**EXERCISE DESCRIPTION**
Return only the lines from the top of the data down to the one that holds "plt.rcParams['font.family'] = ['Liberation", both included, without any pictures.

## Start

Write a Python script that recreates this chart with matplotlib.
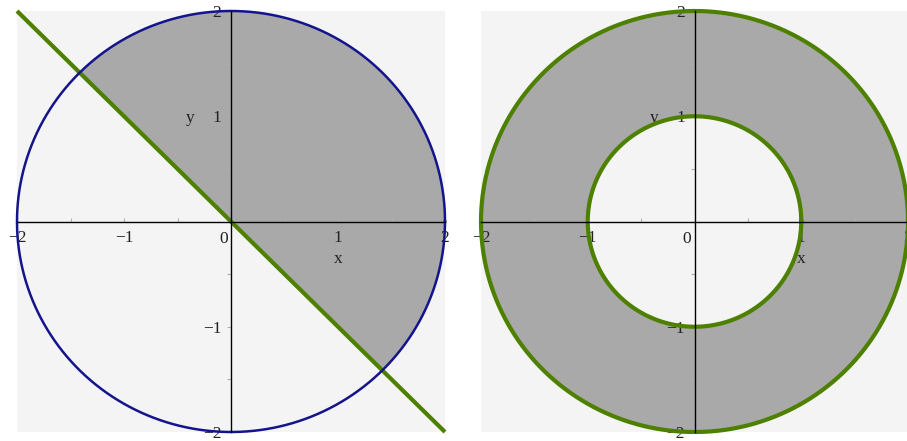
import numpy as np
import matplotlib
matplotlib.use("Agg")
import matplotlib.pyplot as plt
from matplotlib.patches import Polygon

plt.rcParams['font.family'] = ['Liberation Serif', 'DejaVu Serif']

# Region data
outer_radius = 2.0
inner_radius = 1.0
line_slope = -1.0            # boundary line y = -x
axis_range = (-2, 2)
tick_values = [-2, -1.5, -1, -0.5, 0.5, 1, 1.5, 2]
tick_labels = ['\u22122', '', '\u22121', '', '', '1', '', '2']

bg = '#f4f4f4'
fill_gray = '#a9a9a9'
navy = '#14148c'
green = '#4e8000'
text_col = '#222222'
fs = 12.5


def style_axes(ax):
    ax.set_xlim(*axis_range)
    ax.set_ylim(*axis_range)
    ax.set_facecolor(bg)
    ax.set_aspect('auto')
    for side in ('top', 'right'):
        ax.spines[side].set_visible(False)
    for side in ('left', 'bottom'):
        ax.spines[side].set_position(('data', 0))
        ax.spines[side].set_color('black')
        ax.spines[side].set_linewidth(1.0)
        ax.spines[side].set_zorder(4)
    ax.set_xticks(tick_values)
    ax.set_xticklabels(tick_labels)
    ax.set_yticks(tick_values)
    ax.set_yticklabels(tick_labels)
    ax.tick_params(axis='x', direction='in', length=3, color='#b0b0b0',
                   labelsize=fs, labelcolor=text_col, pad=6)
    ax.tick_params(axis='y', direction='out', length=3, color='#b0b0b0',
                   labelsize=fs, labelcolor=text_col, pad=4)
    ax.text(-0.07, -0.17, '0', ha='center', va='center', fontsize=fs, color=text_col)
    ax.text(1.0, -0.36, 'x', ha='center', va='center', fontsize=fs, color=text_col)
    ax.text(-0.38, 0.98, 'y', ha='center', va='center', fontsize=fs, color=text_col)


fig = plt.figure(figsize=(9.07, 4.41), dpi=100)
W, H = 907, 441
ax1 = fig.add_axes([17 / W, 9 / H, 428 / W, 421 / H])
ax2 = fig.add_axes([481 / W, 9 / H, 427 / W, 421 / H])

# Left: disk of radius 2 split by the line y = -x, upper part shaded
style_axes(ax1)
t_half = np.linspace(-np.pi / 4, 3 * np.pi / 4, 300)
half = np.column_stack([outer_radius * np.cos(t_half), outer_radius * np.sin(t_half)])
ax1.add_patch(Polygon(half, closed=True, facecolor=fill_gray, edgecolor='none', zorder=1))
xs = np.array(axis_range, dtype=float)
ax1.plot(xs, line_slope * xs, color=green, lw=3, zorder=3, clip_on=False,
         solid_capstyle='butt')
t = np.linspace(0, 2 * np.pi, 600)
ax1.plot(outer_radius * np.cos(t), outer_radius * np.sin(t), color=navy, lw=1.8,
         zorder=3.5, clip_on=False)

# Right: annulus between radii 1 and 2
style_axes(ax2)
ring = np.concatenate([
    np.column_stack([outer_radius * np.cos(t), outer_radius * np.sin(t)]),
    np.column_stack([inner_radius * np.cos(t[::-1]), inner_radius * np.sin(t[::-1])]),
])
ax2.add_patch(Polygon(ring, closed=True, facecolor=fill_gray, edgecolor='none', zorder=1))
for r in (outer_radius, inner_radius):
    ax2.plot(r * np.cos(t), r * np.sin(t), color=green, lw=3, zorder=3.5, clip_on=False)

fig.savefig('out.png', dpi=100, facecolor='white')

## End

**ANSWER**
Write a Python script that recreates this chart with matplotlib.
import numpy as np
import matplotlib
matplotlib.use("Agg")
import matplotlib.pyplot as plt
from matplotlib.patches import Polygon

plt.rcParams['font.family'] = ['Liberation Serif', 'DejaVu Serif']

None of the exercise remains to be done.